Saint Michael’s embraces racial equity ‘Challenge’

Over 21 days in July, faculty and staff purposefully educate themselves and one another through readings, videos and discussions

July 30, 2020
Mark Tarnacki
Staff Writer

CHallenge graphicNearly 130 Saint Michael’s College faculty and staff members in July answered the “Challenge” to build purposeful habits surrounding racial equity through education, conversation and awareness over a 21-day stretch from July 1 through July 21.

“The 21-Day Racial Equity Habit Building Challenge” is an online resource that has national popularity, created by Dr. Eddie Moore, Jr., who has pursued and achieved success in academia, business, diversity, leadership and community service. In 1996, he started America & MOORE, LLC to provide comprehensive diversity, privilege and leadership trainings and workshops.

Kathy Butts, head of counseling for the Bergeron Wellness Center at Saint Michael’s, suggested the exercise for the wider community to Margaret Bass, appointed at summer’s start as Special Assistant to the President for Diversity and Inclusion. Bass already is familiar to the community, most recently as Interim Director of the Center for Multicultural Affairs and Services and before that working in Academic Support Services.

Margaret Bass

Margaret Bass

Bass took the ball and ran with it once she heard of the idea, elegantly putting forth and organizing the Challenge among faculty and staff with near-daily insightful commentaries and reflections that imparted a true sense of community, while also encouraging participants to fearlessly dig deeper.

A feature of these activities were three largescale Zoom sessions, a week apart, where more than 100 participants would break into smaller discussion groups to process material they had read or watched or experienced from the website or elsewhere on racial equity. The idea is to read or view one item daily and/or take an action to advance racial equity and awareness. Feedback received by Bass, a longtime English professor at St. Lawrence University before coming to Vermont, was immensely positive.

“I feel so good about the St. Mike’s community in terms of its openness to these discussion and to talking about how we do diversity in the future, and I’ve had no discouragement after hearing and seeing people’s response to the 21-Day Racial Equity Habit Building Challenge,” Bass said at the end of the 21 days.

Similarly, faculty and staff participants expressed gratitude for the experience. Tom VanDzura of the College’s Business and Accounting faculty, said, “The 21-Day Racial Equity Habit-Building Challenge and related reflective journey was, for me, heartbreaking, moving, educational, and inspiring all at once and throughout.”

Tom VanDzura

Tom VanDzura

“In fact,” VanDzura said, ” it is a journey I wish to keep taking, so that I may make my small contribution each day, but in meaningful ways, to ensure a habitat/environment centered upon inclusion, support, care, and compassion, as well as to more proactively speak out and stand up against racism.  I am deeply grateful to my colleagues who participated in the related conversations, and profoundly grateful to Margaret Bass for her leadership, spirit, and sharing throughout the journey.”
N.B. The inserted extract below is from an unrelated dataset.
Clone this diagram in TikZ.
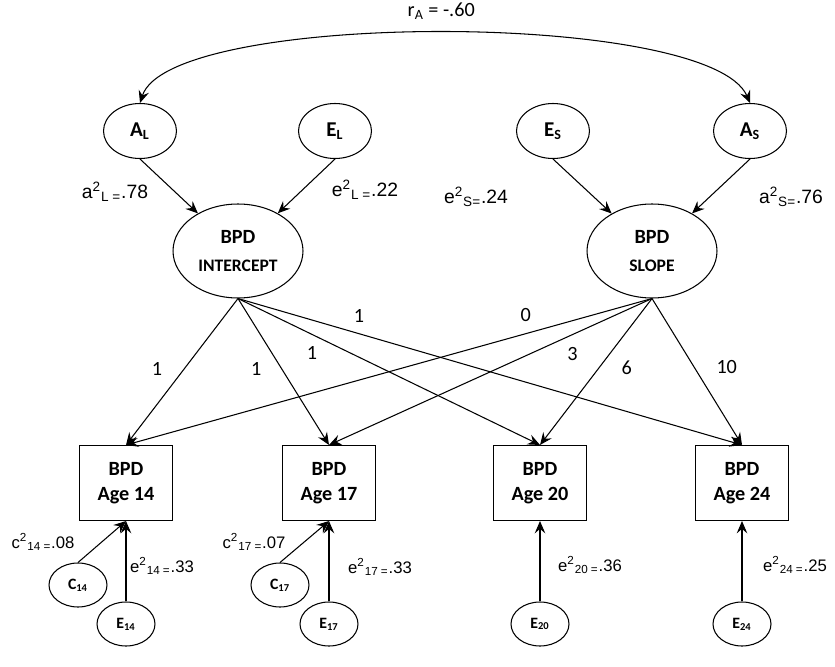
\documentclass[tikz,border=0pt]{standalone}
\usepackage{fontspec}
\setmainfont{Carlito}
\newfontfamily\arialfont{Liberation Sans}
\usetikzlibrary{shapes.geometric,arrows.meta}

\tikzset{
  latent/.style={draw,ellipse,minimum width=1.46cm,minimum height=1.1cm,inner sep=0pt,font=\fontsize{12}{14}\selectfont\bfseries},
  growth/.style={draw,ellipse,minimum width=2.6cm,minimum height=1.88cm,inner sep=0pt,align=center,font=\fontsize{11.5}{16}\selectfont\bfseries},
  measure/.style={draw,rectangle,minimum width=1.86cm,minimum height=1.5cm,align=center,font=\fontsize{11.5}{14}\selectfont\bfseries},
  resid/.style={draw,ellipse,minimum width=1.16cm,minimum height=0.88cm,inner sep=0pt,font=\fontsize{9}{10}\selectfont\bfseries},
  coef/.style={font=\arialfont\fontsize{11}{13}\selectfont},
  coefsm/.style={font=\arialfont\fontsize{9.5}{11}\selectfont},
  load/.style={font=\fontsize{11.5}{13}\selectfont}
}

\begin{document}
\begin{tikzpicture}[x=0.02cm,y=-0.02cm,>={Stealth[length=7pt,width=6pt,inset=2.5pt]},line width=0.6pt]
  \useasboundingbox (0,0) rectangle (835,666);
  % variance components of the growth factors
  \node[latent] (AL) at (140,131) {A\textsubscript{L}};
  \node[latent] (EL) at (335,131) {E\textsubscript{L}};
  \node[latent] (ES) at (553,131) {E\textsubscript{S}};
  \node[latent] (AS) at (750,131) {A\textsubscript{S}};
  \draw[<->] (AL.north) .. controls (170,10) and (710,10) .. node[load,pos=.5,above=4pt] (rA) {r\textsubscript{A} = -.60} (AS.north);
  % growth factors
  \node[growth] (int) at (238,251) {BPD\\{\fontsize{10}{16}\selectfont INTERCEPT}};
  \node[growth] (slp) at (652,251) {BPD\\{\fontsize{10}{16}\selectfont SLOPE}};
  \draw[->] (AL.south) -- (int);
  \draw[->] (EL.south) -- (int);
  \draw[->] (ES.south) -- (slp);
  \draw[->] (AS.south) -- (slp);
  \node[coef] (aL) at (115,192) {a\textsuperscript{2}\textsubscript{L =}.78};
  \node[coef] (eL) at (365,190) {e\textsuperscript{2}\textsubscript{L =}.22};
  \node[coef] (eS) at (476,197) {e\textsuperscript{2}\textsubscript{S=}.24};
  \node[coef] (aS) at (791,197) {a\textsuperscript{2}\textsubscript{S=}.76};
  % observed measures
  \node[measure] (b14) at (126,483) {BPD\\Age 14};
  \node[measure] (b17) at (329,483) {BPD\\Age 17};
  \node[measure] (b20) at (540,483) {BPD\\Age 20};
  \node[measure] (b24) at (742,483) {BPD\\Age 24};
  % factor loadings
  \draw[->] (int.south) -- node[load,pos=.48,left=9pt] (li14) {1} (b14.north);
  \draw[->] (int.south) -- node[load,pos=.48,left=8pt] (li17) {1} (b17.north);
  \draw[->] (int.south) -- node[load,pos=.37,left=15pt] (li20) {1} (b20.north);
  \draw[->] (int.south) -- node[load,pos=.24,above=3pt] (li24) {1} (b24.north);
  \draw[->] (slp.south) -- node[load,pos=.24,above=3pt] (ls14) {0} (b14.north);
  \draw[->] (slp.south) -- node[load,pos=.38,right=18pt] (ls17) {3} (b17.north);
  \draw[->] (slp.south) -- node[load,pos=.47,right=9pt] (ls20) {6} (b20.north);
  \draw[->] (slp.south) -- node[load,pos=.47,right=9pt] (ls24) {10} (b24.north);
  % residual components
  \node[resid] (C14) at (78,585) {C\textsubscript{14}};
  \node[resid] (E14) at (126,624) {E\textsubscript{14}};
  \node[resid] (C17) at (280,585) {C\textsubscript{17}};
  \node[resid] (E17) at (329,624) {E\textsubscript{17}};
  \node[resid] (E20) at (540,624) {E\textsubscript{20}};
  \node[resid] (E24) at (742,624) {E\textsubscript{24}};
  \draw[->] (C14.north) -- (b14.south);
  \draw[->] (E14.north) -- (b14.south);
  \draw[->] (C17.north) -- (b17.south);
  \draw[->] (E17.north) -- (b17.south);
  \draw[->] (E20.north) -- (b20.south);
  \draw[->] (E24.north) -- (b24.south);
  \node[coefsm] (c14) at (43,542) {c\textsuperscript{2}\textsubscript{14 =}.08};
  \node[coefsm] (e14) at (162,566) {e\textsuperscript{2}\textsubscript{14 =}.33};
  \node[coefsm] (c17) at (254,542) {c\textsuperscript{2}\textsubscript{17 =}.07};
  \node[coefsm] (e17) at (380,567) {e\textsuperscript{2}\textsubscript{17 =}.33};
  \node[coefsm] (e20) at (590,565) {e\textsuperscript{2}\textsubscript{20 =}.36};
  \node[coefsm] (e24) at (795,565) {e\textsuperscript{2}\textsubscript{24 =}.25};
\end{tikzpicture}
\end{document}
Bass said VanDzura and other will have a chance to do just that, through book and discussion groups that are set to begin soon online. “I have had long conversations with many faculty members about what happens in the classroom and ways to approach the sensitive topics, particularly those that have arisen in 2020, and faculty have been very positive in responding to the concerns of students of color on campus, wondering what they can do and how they can move us to a better place,” Bass said.

Of the Challenge’s appeal for her, Bass said, “I think given what I believe my mission to be at St. Mike’s, this was a way to involve the community in conversation and action, and I thought it gave people an opportunity to do those things, based on their interests and time commitments with the limited time period that we participated – so it appealed to me for all of those reasons.”

A staff participant in the Challenge, Michelle Jordan of the Marketing & Communications office, had this to say of her experience: “I can’t say enough about the 21-Day Racial Equity Habit Building Challenge. It pushed to me read, reflect, listen and learn. The lens with which I view the world and my ability to move through the world is very different than our Black community, just because of the color of my skin.”

Michelle Jordan

Michelle Jordan

Jordan spoke of her three sons. “One came to be a part of our family through the Fresh Air Fund  As a mom, it pains me to think that simply because of the color of his skin, he is treated differently, can be the target of hate crimes, has less opportunity, and the list goes on. Racism is – unfortunately – present everywhere. And to be a part of this Challenge, including discussions with an educated, caring and articulate community like Saint Michael’s, gives me hope that our world can change for the better. Empathy and understanding is a great place to start.”

Bass said such responses are typical of what she is hearing so far. “What I have heard primarily from folks who were involved were expressions of gratitude for what they’ve learned, gratitude for the beginning in many cases of conversations between and among colleagues that have never occurred before, and then a desire to continue the conversations in other ways.”